Yes, though it is better to say "... neither even nor odd", to clarify that the negation applies to "even or odd", rather than just to "even".



    
*All prime integers are non-negative.
    
  
Would this be: There exists a prime that is not non-negative. $∃ x \neg P(x) \Rightarrow N(x)$

The English is parseable, but the FOL is not.  You want :
$$\underbrace{\exists x }_\text{There is an integer}(\underbrace{P(x)}_\text{that is prime}\;\underbrace{\wedge}_\text{and}\; \underbrace{\neg N(x)}_\text{not non-negative})$$
Remember that the negation of an implication is a conjunction with a negation (of the consequent). $$\;\neg (A\implies B) \;\equiv\; A\wedge \neg B\;$$ 



    
*The only even prime is 2.
    
  
Would this be: The only even prime is not 2. $∀x \neg(P(x) \wedge E(x)) \Rightarrow 2$ 

No.
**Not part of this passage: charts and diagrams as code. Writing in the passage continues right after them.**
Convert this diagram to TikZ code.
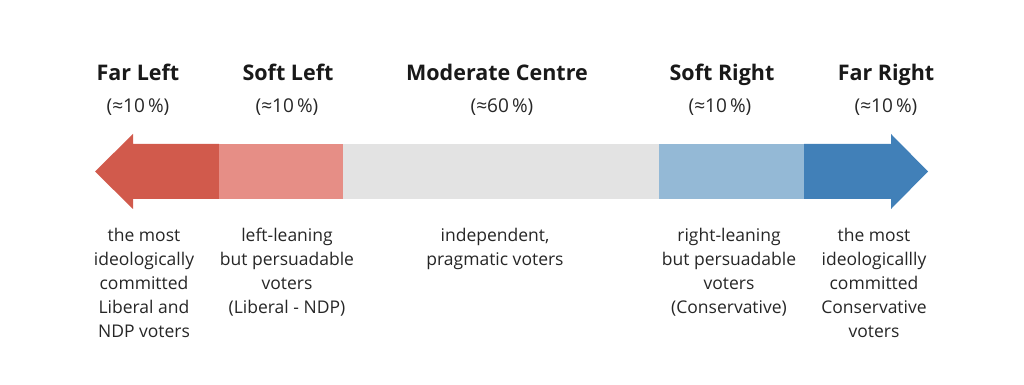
\documentclass[tikz,border=0pt]{standalone}
\usepackage{fontspec}
\setmainfont{Open Sans}
\usetikzlibrary{positioning}
\definecolor{farleft}{HTML}{D15A4C}
\definecolor{softleft}{HTML}{E68E86}
\definecolor{centre}{HTML}{E3E3E3}
\definecolor{softright}{HTML}{94B9D6}
\definecolor{farright}{HTML}{4180B8}
\begin{document}
\begin{tikzpicture}[
        x=1pt, y=1pt,
        title/.style={font=\fontsize{21.5}{26}\selectfont\bfseries, text=black!90, anchor=base},
        share/.style={font=\fontsize{19}{22}\selectfont, text=black!85, anchor=base},
        desc/.style={font=\fontsize{17.5}{24}\selectfont, align=center, anchor=north, text=black!85, inner sep=0pt},
    ]
    \useasboundingbox (0,0) rectangle (1024,385);
    % bar
    \fill[farleft] (95,213.5) -- (133,251) -- (133,241) -- (219,241) -- (219,186) -- (133,186) -- (133,176) -- cycle;
    \fill[softleft] (219,186) rectangle (343,241);
    \fill[centre] (343,186) rectangle (659,241);
    \fill[softright] (659,186) rectangle (804,241);
    \fill[farright] (928,213.5) -- (891,251) -- (891,241) -- (804,241) -- (804,186) -- (891,186) -- (891,176) -- cycle;
    % titles
    \node[title](fl) at (138,304){Far Left};
    \node[title](sl) at (288,304){Soft Left};
    \node[title](mc) at (497,304){Moderate Centre};
    \node[title](sr) at (722,304){Soft Right};
    \node[title](fr) at (886,304){Far Right};
    % shares
    \node[share](flp) at (138,272){(≈10\,\%)};
    \node[share](slp) at (287,272){(≈10\,\%)};
    \node[share](mcp) at (502,272){(≈60\,\%)};
    \node[share](srp) at (720,272){(≈10\,\%)};
    \node[share](frp) at (886,272){(≈10\,\%)};
    % descriptions
    \node[desc](fld) at (144,157){the most\\ideologically\\committed\\Liberal and\\NDP voters};
    \node[desc](sld) at (287,157){left-leaning\\but persuadable\\voters\\(Liberal - NDP)};
    \node[desc](mcd) at (495,157){independent,\\pragmatic voters};
    \node[desc](srd) at (729,157){right-leaning\\but persuadable\\voters\\(Conservative)};
    \node[desc](frd) at (874,157){the most\\ideologicallly\\committed\\Conservative\\voters};
\end{tikzpicture}
\end{document}
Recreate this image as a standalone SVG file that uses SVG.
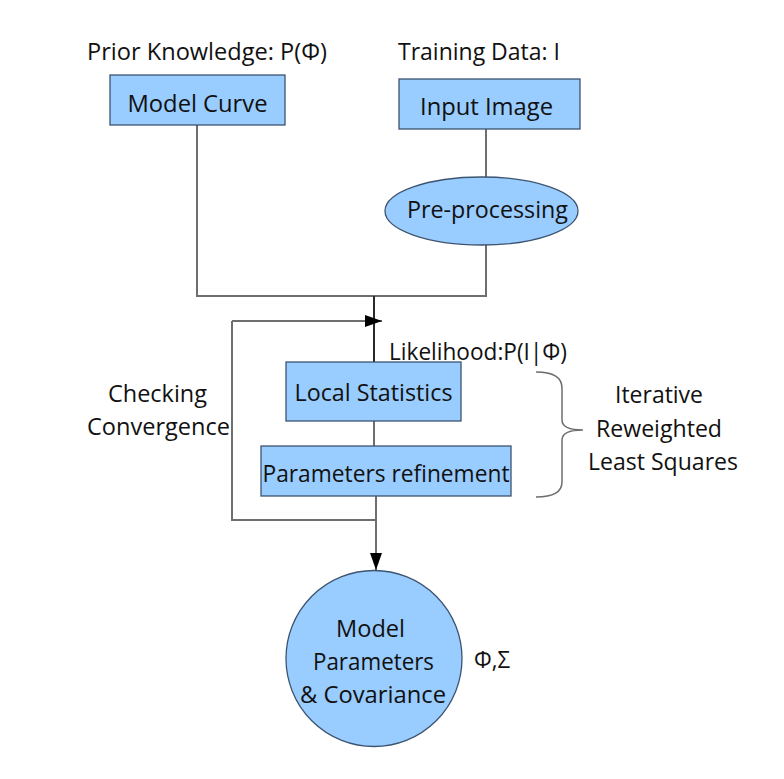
<svg xmlns="http://www.w3.org/2000/svg" width="784" height="779" viewBox="0 0 784 779">
<style>
text{font-family:"Open Sans","Noto Sans","Liberation Sans",sans-serif;font-size:23px;fill:#111;}
.c{text-anchor:middle;}
.node{fill:#99ccff;stroke:#3d5470;stroke-width:1.3;}
.line{fill:none;stroke:#6e6e6e;stroke-width:2;}
.dark{fill:none;stroke:#2a2a2a;stroke-width:2;}
</style>
<defs>
<marker id="ah" markerWidth="18" markerHeight="12" refX="17" refY="6" orient="auto" markerUnits="userSpaceOnUse">
<path d="M0,0 L17,6 L0,12 Z" fill="#000"/>
</marker>
</defs>
<rect width="784" height="779" fill="#fff"/>
<text x="87" y="60" textLength="240" lengthAdjust="spacingAndGlyphs">Prior Knowledge: P(Φ)</text>
<text x="398" y="60" textLength="162" lengthAdjust="spacingAndGlyphs">Training Data: I</text>
<g id="connectors">
<path class="line" d="M197,125 V296 H486 V245"/>
<path class="line" d="M486,129 V177"/>
<path class="dark" d="M374,296 V362"/>
<path class="line" d="M232,321 H382" marker-end="url(#ah)"/>
<path class="line" d="M232,321 V520 H376"/>
<path class="line" d="M374,421 V446"/>
<path class="line" d="M376,496 V570" marker-end="url(#ah)"/>
<path class="line" d="M536,372 Q562,372 562,388 V420 Q562,430 583,430 Q562,430 562,440 V482 Q562,497 536,497" style="stroke-width:1.5"/>
</g>
<g id="model-curve">
<rect class="node" x="110" y="75" width="175" height="50"/>
<text class="c" x="197.5" y="112" textLength="140" lengthAdjust="spacingAndGlyphs">Model Curve</text>
</g>
<g id="input-image">
<rect class="node" x="399" y="79" width="181" height="50"/>
<text class="c" x="486.5" y="115" textLength="133" lengthAdjust="spacingAndGlyphs">Input Image</text>
</g>
<g id="pre-processing">
<ellipse class="node" cx="481.5" cy="211" rx="96.5" ry="34"/>
<text class="c" x="487.5" y="218" textLength="161" lengthAdjust="spacingAndGlyphs">Pre-processing</text>
</g>
<text x="389" y="360" textLength="178" lengthAdjust="spacingAndGlyphs">Likelihood:P(I|Φ)</text>
<g id="local-statistics">
<rect class="node" x="286" y="362" width="175" height="59"/>
<text class="c" x="373.5" y="401" textLength="158" lengthAdjust="spacingAndGlyphs">Local Statistics</text>
</g>
<g id="parameters-refinement">
<rect class="node" x="261" y="446" width="250" height="50"/>
<text class="c" x="386" y="482" textLength="247" lengthAdjust="spacingAndGlyphs">Parameters refinement</text>
</g>
<g id="checking-convergence">
<text class="c" x="157.5" y="402" textLength="99" lengthAdjust="spacingAndGlyphs">Checking</text>
<text class="c" x="158.5" y="435" textLength="143" lengthAdjust="spacingAndGlyphs">Convergence</text>
</g>
<g id="irls">
<text class="c" x="659" y="403" textLength="88" lengthAdjust="spacingAndGlyphs">Iterative</text>
<text class="c" x="659" y="437" textLength="126" lengthAdjust="spacingAndGlyphs">Reweighted</text>
<text class="c" x="663" y="470" textLength="150" lengthAdjust="spacingAndGlyphs">Least Squares</text>
</g>
<g id="model-parameters">
<circle class="node" cx="374" cy="658.5" r="88"/>
<text class="c" x="370.5" y="637" textLength="69" lengthAdjust="spacingAndGlyphs">Model</text>
<text class="c" x="373.5" y="670" textLength="121" lengthAdjust="spacingAndGlyphs">Parameters</text>
<text class="c" x="373" y="703" textLength="146" lengthAdjust="spacingAndGlyphs">&amp; Covariance</text>
</g>
<text x="474" y="668" textLength="36" lengthAdjust="spacingAndGlyphs">Φ,Σ</text>
</svg>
The statement is actually short for "2 is an even prime and there exists no other even prime."  So the negation would be "Either 2 is not an even prime, or there exists an even prime which is not 2".
$$\neg (P(2)\wedge E(2)) \vee \exists x(P(x)\wedge E(x)\wedge (x\neq 2))$$
Also, you can't simply state something implies $2$.  That's nonsensical; $2$ is not a boolean value.  You need to equate something with it (or deny the equality as the case may be).



    
*Not all integers are odd.
    
  
Would this be: All integers are odd. $∀xO(x)$

Yes, it would.
A: (1.) and (2.) are correct.  (3.) should be $\neg \forall x (P(x) \Rightarrow \neg N(x))$.  This is equivalent to both $\exists x \neg(P(x)\Rightarrow N(x))$ and $\exists x (P(x) \land \neg N(x))$.
For (4.) you need the sentence "2 is not the only prime even number," which means either 2 is not a prime even number or there is another prime even number.  It can be formalized as $\neg (P(2)\land E(2) \land \forall x ([P(x) \land E(x) ] \Rightarrow x=2)$.
(5.) is correct.
A: When negating a statement, we interchange "there exists" and "for all," and negate all statements.
1 should be "All integers are not even", in other words, "No integers are even."
2 should be "There exists an integer that is not (even or odd)," so "There exists an integer that is neither even nor odd."
3 is correct.
4 should be "There is a even prime that is not 2."
5 is correct.
A: I found the 1st and 5th to be correct , for the 
2nd ) ∀x ( E(x) <--> ~O(x) ) and its negation would be 
      ∃x ~( E(x) <--> ~O(x) ) and on simplifying we get
      ∃x ( E(x) <--> O(x) )
3rd answer is posted above by graham and
4th) ( P(x) ∧ E(x) ) --> (x=2) so its negation 
          (P(x) ∧ E(x)) ∧ (x≠2)